Google, Chrome and Songza’s shiny free music
September 3rd, 2008 @ 13:30
Posted by: John
Today Google released their own free browser called “Chrome” to compete with Firefox and Explorer. I loaded it and it works great. Firefox is fast but Chrome is even faster and looks really clean. Firefox 3.0 (which has had years to get where it is) is still better for most people right now but this beta release of Chrome is already close at one day old and may end up being the best. If fast is what you want (and you don’t use any special add-ons that customize Firefox) it might be better for you right now.
But what I wanted to show was this thing called Songza. I had somebody point out this article: “Songza Rocks the College Scene”. We’ve all seen a lot of these MP3 aggregaters but this one is getting a following and is different because, among other sources, it searches YouTube and separates the MP3s out of the video. They’re searching (crawling) parts of the Internet, and I think maybe MySpace pages, too, and indexing songs making them available through one quick search and then they’re playable instantly. Some, of course not all but some, people then start a recording program and capture them, and they think it’s legal because they went that extra step and didn’t directly download an MP3. Like search for Glenn Allan and someone can record the stream for each of the songs on his record for free. Of course most the Tejas hits that I’ve worked on and promoted for 12 years are on there. People will say “you can record radio” but it doesn’t matter it’s still not legal to take a song “in any manner that is not authorized by the copyright holder”. Or to aid in that process. You don’t have to be in the bank, if you’re the getaway driver you’re in like the rest. YouTube is owned by Google and so this may be another example of them being pulled deeper into the middle of the intellectual property battle. Here’s the part that’s worth reading from that article:
“It’s clever. But is this free music feast actually legal? Songza pays publishing rights organizations like BMI and ASCAP for the rights to play each song, and tries to recoup these costs through advertising and the commissions it earns from referring customers to sites like Amazon.com, where they can buy tracks. Mr. Robbin says unlike Seeqpod, Songza is only turning the query over to the Google-owned YouTube, which has relationships with the music studios. He says Songza focus is on its nifty, simple user-interface, and that “our primary mission is to help users discover new music in a way that stimulates revenue for content creators.” It’s not clear whether the labels will buy this distinction, particularly if college students keep boosting Songza’s visibility.
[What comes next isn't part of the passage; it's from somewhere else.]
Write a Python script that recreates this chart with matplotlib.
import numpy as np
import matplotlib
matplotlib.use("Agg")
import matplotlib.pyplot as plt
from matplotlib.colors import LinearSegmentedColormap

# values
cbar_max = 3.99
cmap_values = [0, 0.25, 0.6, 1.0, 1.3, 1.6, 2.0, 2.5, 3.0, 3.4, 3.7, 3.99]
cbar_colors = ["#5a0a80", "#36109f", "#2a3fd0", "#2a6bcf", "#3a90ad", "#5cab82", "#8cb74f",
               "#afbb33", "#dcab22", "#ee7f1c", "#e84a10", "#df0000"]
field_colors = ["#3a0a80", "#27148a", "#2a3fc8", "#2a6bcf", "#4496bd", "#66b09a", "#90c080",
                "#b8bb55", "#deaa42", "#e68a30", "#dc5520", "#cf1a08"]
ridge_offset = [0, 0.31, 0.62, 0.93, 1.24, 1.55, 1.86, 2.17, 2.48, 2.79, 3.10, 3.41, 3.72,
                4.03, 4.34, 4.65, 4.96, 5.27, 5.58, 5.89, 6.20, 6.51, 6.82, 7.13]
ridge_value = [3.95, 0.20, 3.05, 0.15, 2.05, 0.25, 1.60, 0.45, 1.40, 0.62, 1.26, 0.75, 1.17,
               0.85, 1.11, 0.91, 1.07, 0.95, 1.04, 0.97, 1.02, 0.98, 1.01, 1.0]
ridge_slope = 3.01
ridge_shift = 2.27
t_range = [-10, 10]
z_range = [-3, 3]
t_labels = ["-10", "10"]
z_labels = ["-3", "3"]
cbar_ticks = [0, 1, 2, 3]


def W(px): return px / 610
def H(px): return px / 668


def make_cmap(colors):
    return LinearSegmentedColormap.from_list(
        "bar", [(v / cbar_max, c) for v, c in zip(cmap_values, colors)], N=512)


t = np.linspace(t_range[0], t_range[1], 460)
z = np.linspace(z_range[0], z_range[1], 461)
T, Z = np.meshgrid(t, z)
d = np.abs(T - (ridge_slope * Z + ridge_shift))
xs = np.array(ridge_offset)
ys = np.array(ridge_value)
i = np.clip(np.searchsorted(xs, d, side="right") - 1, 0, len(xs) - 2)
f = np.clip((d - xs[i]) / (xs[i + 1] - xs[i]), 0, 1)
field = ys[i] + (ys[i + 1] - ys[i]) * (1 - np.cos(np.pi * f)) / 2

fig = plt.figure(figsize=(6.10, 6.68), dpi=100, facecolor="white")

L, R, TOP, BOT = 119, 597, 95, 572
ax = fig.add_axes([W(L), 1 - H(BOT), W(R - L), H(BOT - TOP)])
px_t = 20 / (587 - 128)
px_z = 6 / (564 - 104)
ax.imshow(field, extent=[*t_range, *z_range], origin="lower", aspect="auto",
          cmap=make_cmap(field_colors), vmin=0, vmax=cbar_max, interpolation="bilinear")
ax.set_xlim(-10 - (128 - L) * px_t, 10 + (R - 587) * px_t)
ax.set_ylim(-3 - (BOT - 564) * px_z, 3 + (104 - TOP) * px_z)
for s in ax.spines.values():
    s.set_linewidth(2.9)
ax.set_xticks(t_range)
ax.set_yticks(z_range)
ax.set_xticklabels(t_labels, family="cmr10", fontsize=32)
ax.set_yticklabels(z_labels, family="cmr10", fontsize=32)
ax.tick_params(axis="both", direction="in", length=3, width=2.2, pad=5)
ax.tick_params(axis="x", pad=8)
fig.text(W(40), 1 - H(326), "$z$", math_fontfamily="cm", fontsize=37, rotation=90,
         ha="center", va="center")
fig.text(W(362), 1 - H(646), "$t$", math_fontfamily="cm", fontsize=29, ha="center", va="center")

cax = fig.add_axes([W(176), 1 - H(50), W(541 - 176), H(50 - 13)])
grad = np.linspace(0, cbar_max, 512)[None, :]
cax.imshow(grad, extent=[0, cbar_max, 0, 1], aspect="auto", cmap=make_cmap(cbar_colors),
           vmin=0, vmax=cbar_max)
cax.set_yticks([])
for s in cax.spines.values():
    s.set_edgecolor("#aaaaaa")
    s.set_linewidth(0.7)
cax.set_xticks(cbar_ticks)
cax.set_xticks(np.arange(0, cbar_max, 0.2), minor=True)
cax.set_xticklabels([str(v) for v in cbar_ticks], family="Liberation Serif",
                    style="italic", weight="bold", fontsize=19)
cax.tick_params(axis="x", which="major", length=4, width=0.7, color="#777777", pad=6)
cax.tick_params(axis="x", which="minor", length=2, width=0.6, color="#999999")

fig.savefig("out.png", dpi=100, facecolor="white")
But Songza’s more immediate problem comes from Google itself. By effectively stripping out the video from music videos, Songza is violating YouTube’s terms of service. A new version of the site, coming in the next month, will include video.”
Record labels feel, and this is true, that this kind of thing isn’t radio because it lets people find specific songs, even the whole album, at any time. Listening at any time is ownership, it’s what you get, it’s what you pay for when you buy a record. Also, it’s just one easy step away from recording them.
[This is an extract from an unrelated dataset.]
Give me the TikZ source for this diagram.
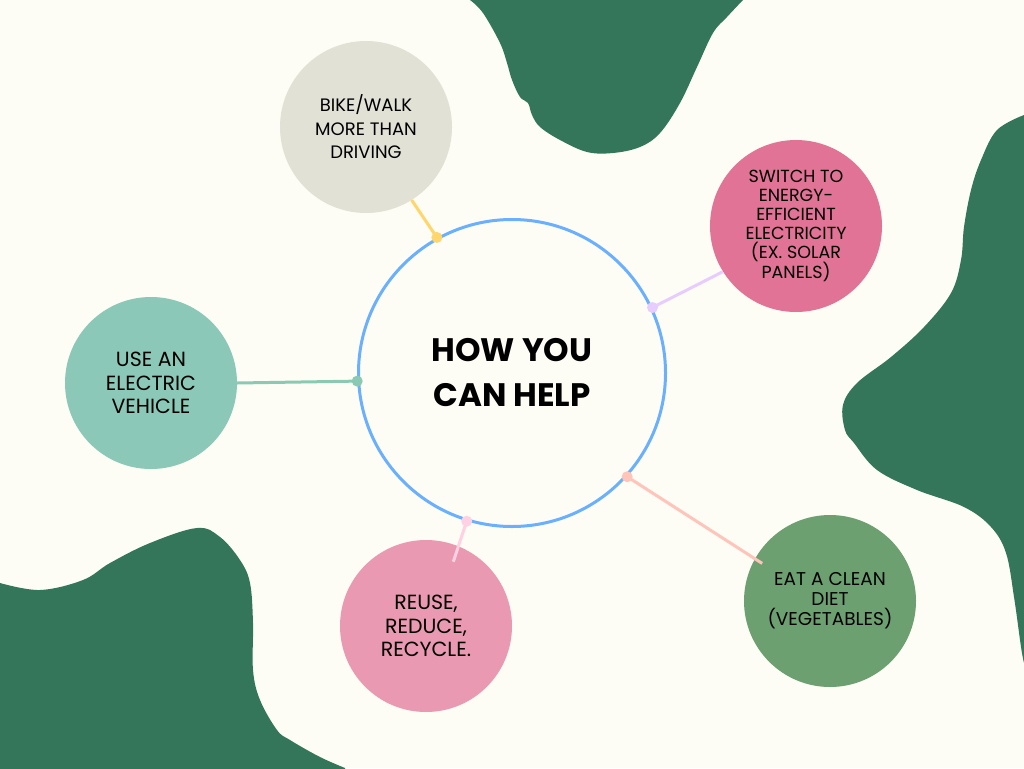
\documentclass[tikz,border=0pt]{standalone}
\usepackage{fontspec}
\setmainfont{Poppins}
\usepackage{tikz}
\usetikzlibrary{calc}
\definecolor{paper}{HTML}{FEFDF5}
\definecolor{forest}{HTML}{33765A}
\definecolor{hubblue}{HTML}{6AB0FF}
\definecolor{bikefill}{HTML}{E2E1D5}
\definecolor{switchfill}{HTML}{E07396}
\definecolor{evfill}{HTML}{8BC8B7}
\definecolor{reusefill}{HTML}{E99AB2}
\definecolor{eatfill}{HTML}{6DA070}
\definecolor{bikeline}{HTML}{FFD66B}
\definecolor{switchline}{HTML}{E6CCFF}
\definecolor{evline}{HTML}{8BC9B5}
\definecolor{reuseline}{HTML}{FFD1E3}
\definecolor{eatline}{HTML}{FFC4BA}
\pgfdeclarelayer{blobs}
\pgfdeclarelayer{nodelayer}
\pgfdeclarelayer{edgelayer}
\pgfsetlayers{blobs,nodelayer,edgelayer,main}
\tikzset{idea/.style={shape=circle, inner sep=0pt, minimum size=172pt, align=center, text=black}}
\tikzset{hub/.style={shape=circle, draw=hubblue, line width=3pt, minimum size=307pt, align=center,
font=\bfseries\fontsize{32.5}{45}\selectfont}}
\tikzset{dot/.style={shape=circle, inner sep=0pt, minimum size=11pt}}
\tikzset{link/.style={line width=3pt}}
\tikzset{blob/.style={fill=forest}}
\tikzstyle{big}=[font=\fontsize{18}{23.5}\selectfont]
\tikzstyle{bigger}=[font=\fontsize{20.5}{23.5}\selectfont]
\tikzstyle{small}=[font=\fontsize{17.5}{19}\selectfont]
\tikzstyle{mid}=[font=\fontsize{18.5}{20}\selectfont]

\begin{document}
\begin{tikzpicture}[x=1pt, y=-1pt]
	\useasboundingbox (0,0) rectangle (1024,768);
	\begin{pgfonlayer}{blobs}
		\fill[paper] (0,0) rectangle (1024,768);
		\begin{scope}
			\clip (0,0) rectangle (1024,768);
			% top blob
			\fill[blob] (468,-5) -- plot[smooth, tension=.6] coordinates {(470,0) (483,13) (500,43) (507,63) (512,80)
				(520,97) (528,103) (532,115) (540,127) (560,140) (587,152) (613,153) (640,147) (660,133)
				(680,103) (697,67) (713,33) (727,17) (743,0)} -- (745,-5) -- cycle;
			% right blob
			\fill[blob] (1030,115) -- plot[smooth, tension=.6] coordinates {(1024,115) (997,130) (981,160) (971,190)
				(964,227) (961,260) (951,293) (924,327) (891,357) (857,383) (843,405) (845,430) (854,443)
				(877,470) (917,490) (964,507) (991,527) (1006,553) (1014,597) (1021,647) (1024,663)} -- (1030,663) -- cycle;
			% bottom left blob
			\fill[blob] (-5,583) -- plot[smooth, tension=.6] coordinates {(0,583) (40,590) (83,580) (110,563) (150,543)
				(197,528) (220,537) (240,560) (250,583) (253,623) (253,670) (260,700) (277,730) (290,740)
				(320,757) (345,768)} -- (345,775) -- (-5,775) -- cycle;
		\end{scope}
	\end{pgfonlayer}
	\begin{pgfonlayer}{nodelayer}
		\node [style=hub] (hub) at (512,373) {HOW YOU\\CAN HELP};
		\node [style=idea, big, fill=bikefill] (bike) at (366,127) {BIKE/WALK\\MORE THAN\\DRIVING};
		\node [style=idea, small, fill=switchfill] (switch) at (796,226) {SWITCH TO\\ENERGY-\\EFFICIENT\\ELECTRICITY\\(EX. SOLAR\\PANELS)};
		\node [style=idea, bigger, fill=evfill] (ev) at (151,383) {USE AN\\ELECTRIC\\VEHICLE};
		\node [style=idea, bigger, fill=reusefill] (reuse) at (426,626) {REUSE,\\REDUCE,\\RECYCLE.};
		\node [style=idea, mid, fill=eatfill] (eat) at (830,601) {EAT A CLEAN\\DIET\\(VEGETABLES)};
	\end{pgfonlayer}
	\node [style=dot, fill=bikeline] (dbike) at (hub.119.5) {};
	\node [style=dot, fill=switchline] (dswitch) at (hub.25) {};
	\node [style=dot, fill=evline] (dev) at (hub.183.7) {};
	\node [style=dot, fill=reuseline] (dreuse) at (hub.253.8) {};
	\node [style=dot, fill=eatline] (deat) at (hub.-42.6) {};
	\begin{pgfonlayer}{edgelayer}
		\draw [style=link, bikeline] (dbike.center) to (bike.-58);
		\draw [style=link, switchline] (dswitch.center) to (switch.212);
		\draw [style=link, evline] (dev.center) to (ev.east);
		\draw [style=link, reuseline] (dreuse.center) to ($(reuse.center)!0.81!(reuse.67)$);
		\draw [style=link, eatline] (deat.center) to ($(eat.center)!0.9!(eat.151)$);
	\end{pgfonlayer}
\end{tikzpicture}
\end{document}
But it’s changed and changing more everyday. It’s one more drain on our label business but I’m a pacifist in this, I’m not going to get worked up about it because the horse is out of the barn. His iPod is full and he’s history. Plus, in the bigger picture, I think music was once free and will be free again…. when everybody who was just in it for the money clears out. The music label business had a short run between Thomas Edison and Napster. In “web speak” Edison’s original record label “monetized” recording and MP3s started the process of de-monetizing it. Technology started corporate control of music and technology ended it. And that’s that. It’s pretty much all be over but the crying. Everybody better learn how to entertain 25 people at a go and be paid with a sandwich. But that’s a separate issue from whether it’s legal or not. Under today’s copyright laws, recording off Songza is not legal even if BMI and ASCAP are paid. They aren’t the copyright holders of the recording, the record labels are.
But the separating the audio out of YouTube videos is, at a minimum, very sneaky because I don’t think musicians posted their YouTubes with that expectation. Yes, they posted their YouTube for promotion but they may not have expected it to end up on somebody’s iPod instead them buying it. Is it kinda like drawing them into being part of the MP3 piracy of their own songs?